Mais les très grands équipements coûtent cher et le budget nécessaire à la construction de l’E-ELT, sur le Cerro Armazones, à une vingtaine de kilomètres du VLT et à plus de 3 000 mètres d’altitude, s’élève à un milliard d’euros. Heureusement, l’ESO a reçu, peu après Noël, un magnifique cadeau : le Brésil a en effet signé, le 29 décembre 2010, son accord d’adhésion à l’ESO, qui fera de lui, s’il est ratifié par son Parlement, le quinzième pays de l’Observatoire et le premier non-européen (les 14 autres membres sont l’Allemagne, l’Autriche, la Belgique, le Danemark, l’Espagne, la Finlande, la France, l’Italie, les Pays-Bas, le Portugal, la République Tchèque, le Royaume-Uni, la Suède et la Suisse). Ce que le communiqué de presse ne dit pas, c’est que Brasilia apporte un chèque de 300 millions d’euros (dont 130 millions d’euros de “ticket d’entrée”). Comme l’explique Nature, si l’on ajoute les 300 millions d’euros que les Européens ont déjà mis sur la table pour l’E-ELT, 60% du financement est déjà trouvé. Le directeur général de l’ESO, l’astronome néerlandais Tim de Zeeuw, a indiqué que, pour les 400 millions d’euros restants, une “contribution exceptionnelle” sera demandée aux Etats membres.

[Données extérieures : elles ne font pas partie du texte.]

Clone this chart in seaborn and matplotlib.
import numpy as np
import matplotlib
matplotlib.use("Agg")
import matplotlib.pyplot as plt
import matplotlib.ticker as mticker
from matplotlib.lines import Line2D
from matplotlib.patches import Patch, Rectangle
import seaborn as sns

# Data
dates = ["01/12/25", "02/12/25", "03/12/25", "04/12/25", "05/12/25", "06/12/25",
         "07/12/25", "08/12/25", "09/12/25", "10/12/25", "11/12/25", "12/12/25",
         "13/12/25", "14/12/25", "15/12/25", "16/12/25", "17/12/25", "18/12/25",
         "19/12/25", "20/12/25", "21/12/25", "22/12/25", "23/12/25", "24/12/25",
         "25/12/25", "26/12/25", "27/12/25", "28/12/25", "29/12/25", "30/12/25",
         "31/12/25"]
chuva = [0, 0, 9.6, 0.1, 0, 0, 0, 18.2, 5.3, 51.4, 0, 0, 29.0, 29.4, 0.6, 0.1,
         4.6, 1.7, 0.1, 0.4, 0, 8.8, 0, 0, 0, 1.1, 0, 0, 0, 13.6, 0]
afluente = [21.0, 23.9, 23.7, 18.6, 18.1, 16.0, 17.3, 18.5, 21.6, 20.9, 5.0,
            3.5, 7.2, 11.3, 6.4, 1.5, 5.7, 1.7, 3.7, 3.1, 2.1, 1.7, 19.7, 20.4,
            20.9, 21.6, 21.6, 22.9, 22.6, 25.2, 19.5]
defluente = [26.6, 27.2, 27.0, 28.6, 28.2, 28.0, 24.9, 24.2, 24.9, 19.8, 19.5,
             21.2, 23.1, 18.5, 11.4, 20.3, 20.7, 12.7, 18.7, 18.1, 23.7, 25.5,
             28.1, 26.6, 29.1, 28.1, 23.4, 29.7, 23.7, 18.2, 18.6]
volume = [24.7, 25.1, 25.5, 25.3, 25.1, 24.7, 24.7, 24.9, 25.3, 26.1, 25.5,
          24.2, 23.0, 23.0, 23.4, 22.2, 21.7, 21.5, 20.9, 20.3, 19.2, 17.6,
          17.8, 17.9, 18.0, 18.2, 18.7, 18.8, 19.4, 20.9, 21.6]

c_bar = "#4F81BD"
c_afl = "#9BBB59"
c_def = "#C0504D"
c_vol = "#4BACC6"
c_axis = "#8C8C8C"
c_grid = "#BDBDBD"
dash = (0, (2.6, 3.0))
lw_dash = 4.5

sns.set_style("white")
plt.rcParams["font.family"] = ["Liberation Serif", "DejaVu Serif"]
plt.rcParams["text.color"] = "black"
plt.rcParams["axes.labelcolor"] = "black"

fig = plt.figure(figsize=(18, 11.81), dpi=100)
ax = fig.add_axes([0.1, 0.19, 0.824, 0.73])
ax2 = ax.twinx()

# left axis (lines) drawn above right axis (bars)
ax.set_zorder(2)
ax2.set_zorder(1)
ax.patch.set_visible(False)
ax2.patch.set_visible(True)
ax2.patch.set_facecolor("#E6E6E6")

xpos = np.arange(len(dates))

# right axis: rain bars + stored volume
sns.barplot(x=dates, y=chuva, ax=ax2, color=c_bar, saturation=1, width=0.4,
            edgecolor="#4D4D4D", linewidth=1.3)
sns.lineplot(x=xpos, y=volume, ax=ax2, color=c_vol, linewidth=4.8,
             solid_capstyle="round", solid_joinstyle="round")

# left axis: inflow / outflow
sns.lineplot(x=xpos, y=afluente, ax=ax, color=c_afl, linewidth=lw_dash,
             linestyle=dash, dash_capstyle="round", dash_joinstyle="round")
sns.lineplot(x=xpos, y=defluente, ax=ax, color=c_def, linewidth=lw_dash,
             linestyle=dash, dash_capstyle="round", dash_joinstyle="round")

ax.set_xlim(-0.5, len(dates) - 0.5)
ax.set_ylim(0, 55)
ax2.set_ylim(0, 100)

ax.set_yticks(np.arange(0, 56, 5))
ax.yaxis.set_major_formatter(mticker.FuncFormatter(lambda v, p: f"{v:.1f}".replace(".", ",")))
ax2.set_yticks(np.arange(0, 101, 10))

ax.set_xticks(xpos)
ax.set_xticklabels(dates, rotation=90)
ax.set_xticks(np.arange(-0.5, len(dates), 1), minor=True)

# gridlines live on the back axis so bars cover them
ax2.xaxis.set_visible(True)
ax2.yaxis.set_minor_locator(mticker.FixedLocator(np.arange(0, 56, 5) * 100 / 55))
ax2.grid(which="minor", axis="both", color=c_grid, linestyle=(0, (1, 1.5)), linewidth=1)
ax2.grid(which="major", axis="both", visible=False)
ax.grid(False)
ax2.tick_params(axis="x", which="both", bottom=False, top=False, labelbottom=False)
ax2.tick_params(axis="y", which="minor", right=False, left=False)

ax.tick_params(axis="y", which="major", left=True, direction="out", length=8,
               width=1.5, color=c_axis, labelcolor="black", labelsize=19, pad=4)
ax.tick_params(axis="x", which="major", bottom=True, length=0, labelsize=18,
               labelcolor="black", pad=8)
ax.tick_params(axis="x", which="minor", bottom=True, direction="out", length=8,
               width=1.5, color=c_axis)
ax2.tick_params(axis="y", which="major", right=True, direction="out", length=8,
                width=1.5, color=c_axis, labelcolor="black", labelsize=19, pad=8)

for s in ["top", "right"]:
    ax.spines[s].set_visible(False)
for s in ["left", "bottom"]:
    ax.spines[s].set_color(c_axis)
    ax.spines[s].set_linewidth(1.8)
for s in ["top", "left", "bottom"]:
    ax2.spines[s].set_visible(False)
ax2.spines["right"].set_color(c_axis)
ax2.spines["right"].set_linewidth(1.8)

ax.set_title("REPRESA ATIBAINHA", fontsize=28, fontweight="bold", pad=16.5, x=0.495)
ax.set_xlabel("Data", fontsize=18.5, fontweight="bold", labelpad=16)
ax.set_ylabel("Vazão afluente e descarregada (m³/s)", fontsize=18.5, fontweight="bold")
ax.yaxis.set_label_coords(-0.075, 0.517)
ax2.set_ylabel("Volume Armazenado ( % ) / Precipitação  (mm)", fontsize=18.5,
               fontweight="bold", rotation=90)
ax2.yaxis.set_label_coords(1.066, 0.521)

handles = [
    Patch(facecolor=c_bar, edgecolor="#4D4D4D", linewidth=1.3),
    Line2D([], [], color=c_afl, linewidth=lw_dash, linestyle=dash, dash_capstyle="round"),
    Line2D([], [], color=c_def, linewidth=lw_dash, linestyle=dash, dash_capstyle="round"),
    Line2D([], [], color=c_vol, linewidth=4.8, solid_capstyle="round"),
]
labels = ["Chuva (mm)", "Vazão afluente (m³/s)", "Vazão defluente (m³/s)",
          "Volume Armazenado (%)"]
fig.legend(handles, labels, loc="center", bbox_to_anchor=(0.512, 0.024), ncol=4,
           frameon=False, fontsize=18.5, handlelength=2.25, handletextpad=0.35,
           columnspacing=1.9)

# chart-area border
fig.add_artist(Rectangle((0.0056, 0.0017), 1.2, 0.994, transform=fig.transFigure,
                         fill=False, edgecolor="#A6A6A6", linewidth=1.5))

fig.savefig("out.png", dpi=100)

L’E-ELT sera un monstre de technologie, un instrument de quelque 5 000 tonnes et de 60 mètres de haut. Pour composer son immense miroir primaire, il faudra assembler pas moins de 984 miroirs hexagonaux de 1,45 m de diamètre, qui collecteront au total quinze fois plus de lumière que les meilleurs télescopes actuels. L’E-ELT aura une résolution quinze fois supérieure à celle du fameux télescope spatial Hubble. Son design unique compte au total cinq  miroirs. La lumière reçue par le miroir principal de 42 m est renvoyée vers un miroir secondaire de 6 mètres de diamètre qui à son tour la renvoie sur un miroir blotti dans le premier. Ce troisième larron transmet la lumière à un miroir dit adaptatif, capable d’ajuster sa forme un millier de fois par seconde afin de corriger les distorsions d’image dues à la turbulence atmosphérique. Le cinquième et dernier miroir stabilise l’image et envoie la lumière aux caméras et instruments. L’E-ELT s’installera sous un dôme ouvrant de 80 mètres de haut, analogue à ceux de certains stades. Le tout en fera un monument de science, presque comparable en taille aux pyramides égyptiennes, comme le montre la vue d’artiste ci-dessous, qui fait figurer le VLT à côté de l’E-ELT.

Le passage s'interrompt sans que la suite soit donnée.